Your objective |
Transcribe all of the material exactly, except for its pictures.

● ● ● ● ● ● ●

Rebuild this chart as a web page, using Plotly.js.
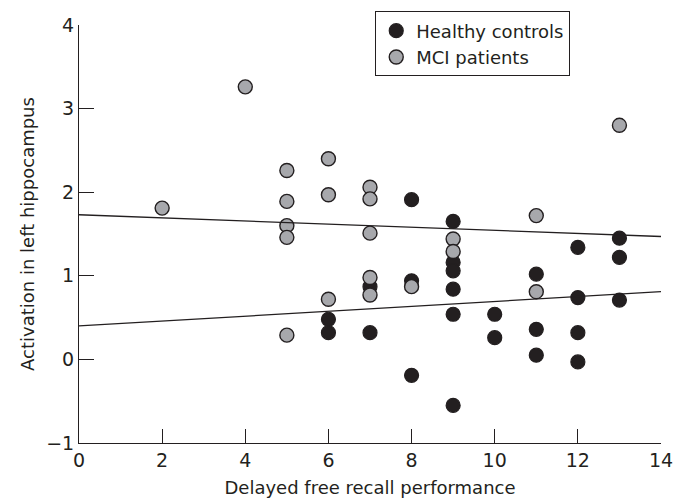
<!DOCTYPE html>
<html><head><meta charset="utf-8">
<script src="https://cdn.plot.ly/plotly-3.0.1.min.js"></script>
<style>html,body{margin:0;padding:0;background:#fff}#chart{width:687px;height:498px}</style>
</head><body><div id="chart"></div>
<script>
const healthyX = [6,6,7,7,8,8,8,9,9,9,9,9,9,10,10,11,11,11,12,12,12,12,13,13,13];
const healthyY = [0.48,0.32,0.87,0.32,1.91,0.94,-0.19,1.65,1.16,1.06,0.84,0.54,-0.55,0.54,0.26,1.02,0.36,0.05,1.34,0.74,0.32,-0.03,1.45,1.22,0.71];
const mciX = [2,4,5,5,5,5,5,6,6,6,7,7,7,7,7,8,9,9,11,11,13];
const mciY = [1.81,3.26,2.26,1.89,1.60,1.46,0.29,2.40,1.97,0.72,2.06,1.92,1.51,0.98,0.77,0.87,1.44,1.29,1.72,0.81,2.80];
const fitX = [0,14];
const fitUpperY = [1.73,1.47];
const fitLowerY = [0.40,0.81];
const xTicks = [0,2,4,6,8,10,12,14];
const yTicks = [-1,0,1,2,3,4];
const yTickText = ['\u22121','0','1','2','3','4'];

const dark = '#231f20';
const gray = '#a7a8ac';
const fontFam = '"DejaVu Sans", sans-serif';

const traces = [
  {x: healthyX, y: healthyY, mode: 'markers', type: 'scatter', name: 'Healthy controls',
   marker: {size: 14, color: dark, line: {color: dark, width: 1.2}}},
  {x: mciX, y: mciY, mode: 'markers', type: 'scatter', name: 'MCI patients',
   marker: {size: 14, color: gray, line: {color: dark, width: 1.4}}},
  {x: fitX, y: fitUpperY, mode: 'lines', type: 'scatter', showlegend: false,
   line: {color: dark, width: 1.3}, hoverinfo: 'skip'},
  {x: fitX, y: fitLowerY, mode: 'lines', type: 'scatter', showlegend: false,
   line: {color: dark, width: 1.3}, hoverinfo: 'skip'}
];

const layout = {
  width: 687, height: 498,
  margin: {l: 79, r: 26, t: 24, b: 55, pad: 0},
  paper_bgcolor: '#fff', plot_bgcolor: '#fff',
  font: {family: fontFam, size: 18, color: dark},
  showlegend: true,
  legend: {x: 0.509, y: 1.03, xanchor: 'left', yanchor: 'top',
    bgcolor: '#fff', bordercolor: dark, borderwidth: 1,
    font: {family: fontFam, size: 18, color: dark}, tracegroupgap: 0,
    itemwidth: 30},
  xaxis: {range: [0, 14], tickvals: xTicks, ticktext: xTicks.map(String),
    showgrid: false, zeroline: false, showline: true, linecolor: dark, linewidth: 1,
    ticks: 'inside', ticklen: 14, tickwidth: 1, tickcolor: dark,
    tickfont: {family: fontFam, size: 19, color: dark},
    title: {text: 'Delayed free recall performance', font: {family: fontFam, size: 18, color: dark}, standoff: 11},
    fixedrange: true},
  yaxis: {range: [-1, 4], tickvals: yTicks, ticktext: yTickText,
    showgrid: false, zeroline: false, showline: true, linecolor: dark, linewidth: 1,
    ticks: 'inside', ticklen: 15, tickwidth: 1, tickcolor: dark,
    tickfont: {family: fontFam, size: 19, color: dark},
    title: {text: 'Activation in left hippocampus', font: {family: fontFam, size: 18, color: dark}, standoff: 6},
    fixedrange: true}
};

Plotly.newPlot('chart', traces, layout, {displayModeBar: false, staticPlot: true});
</script>
</body></html>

● ● ● ● ● ● ●

Completed exercise |
Rebuild this chart as a web page, using Plotly.js.
<!DOCTYPE html>
<html><head><meta charset="utf-8">
<script src="https://cdn.plot.ly/plotly-3.0.1.min.js"></script>
<style>html,body{margin:0;padding:0;background:#fff}#chart{width:687px;height:498px}</style>
</head><body><div id="chart"></div>
<script>
const healthyX = [6,6,7,7,8,8,8,9,9,9,9,9,9,10,10,11,11,11,12,12,12,12,13,13,13];
const healthyY = [0.48,0.32,0.87,0.32,1.91,0.94,-0.19,1.65,1.16,1.06,0.84,0.54,-0.55,0.54,0.26,1.02,0.36,0.05,1.34,0.74,0.32,-0.03,1.45,1.22,0.71];
const mciX = [2,4,5,5,5,5,5,6,6,6,7,7,7,7,7,8,9,9,11,11,13];
const mciY = [1.81,3.26,2.26,1.89,1.60,1.46,0.29,2.40,1.97,0.72,2.06,1.92,1.51,0.98,0.77,0.87,1.44,1.29,1.72,0.81,2.80];
const fitX = [0,14];
const fitUpperY = [1.73,1.47];
const fitLowerY = [0.40,0.81];
const xTicks = [0,2,4,6,8,10,12,14];
const yTicks = [-1,0,1,2,3,4];
const yTickText = ['\u22121','0','1','2','3','4'];

const dark = '#231f20';
const gray = '#a7a8ac';
const fontFam = '"DejaVu Sans", sans-serif';

const traces = [
  {x: healthyX, y: healthyY, mode: 'markers', type: 'scatter', name: 'Healthy controls',
   marker: {size: 14, color: dark, line: {color: dark, width: 1.2}}},
  {x: mciX, y: mciY, mode: 'markers', type: 'scatter', name: 'MCI patients',
   marker: {size: 14, color: gray, line: {color: dark, width: 1.4}}},
  {x: fitX, y: fitUpperY, mode: 'lines', type: 'scatter', showlegend: false,
   line: {color: dark, width: 1.3}, hoverinfo: 'skip'},
  {x: fitX, y: fitLowerY, mode: 'lines', type: 'scatter', showlegend: false,
   line: {color: dark, width: 1.3}, hoverinfo: 'skip'}
];

const layout = {
  width: 687, height: 498,
  margin: {l: 79, r: 26, t: 24, b: 55, pad: 0},
  paper_bgcolor: '#fff', plot_bgcolor: '#fff',
  font: {family: fontFam, size: 18, color: dark},
  showlegend: true,
  legend: {x: 0.509, y: 1.03, xanchor: 'left', yanchor: 'top',
    bgcolor: '#fff', bordercolor: dark, borderwidth: 1,
    font: {family: fontFam, size: 18, color: dark}, tracegroupgap: 0,
    itemwidth: 30},
  xaxis: {range: [0, 14], tickvals: xTicks, ticktext: xTicks.map(String),
    showgrid: false, zeroline: false, showline: true, linecolor: dark, linewidth: 1,
    ticks: 'inside', ticklen: 14, tickwidth: 1, tickcolor: dark,
    tickfont: {family: fontFam, size: 19, color: dark},
    title: {text: 'Delayed free recall performance', font: {family: fontFam, size: 18, color: dark}, standoff: 11},
    fixedrange: true},
  yaxis: {range: [-1, 4], tickvals: yTicks, ticktext: yTickText,
    showgrid: false, zeroline: false, showline: true, linecolor: dark, linewidth: 1,
    ticks: 'inside', ticklen: 15, tickwidth: 1, tickcolor: dark,
    tickfont: {family: fontFam, size: 19, color: dark},
    title: {text: 'Activation in left hippocampus', font: {family: fontFam, size: 18, color: dark}, standoff: 6},
    fixedrange: true}
};

Plotly.newPlot('chart', traces, layout, {displayModeBar: false, staticPlot: true});
</script>
</body></html>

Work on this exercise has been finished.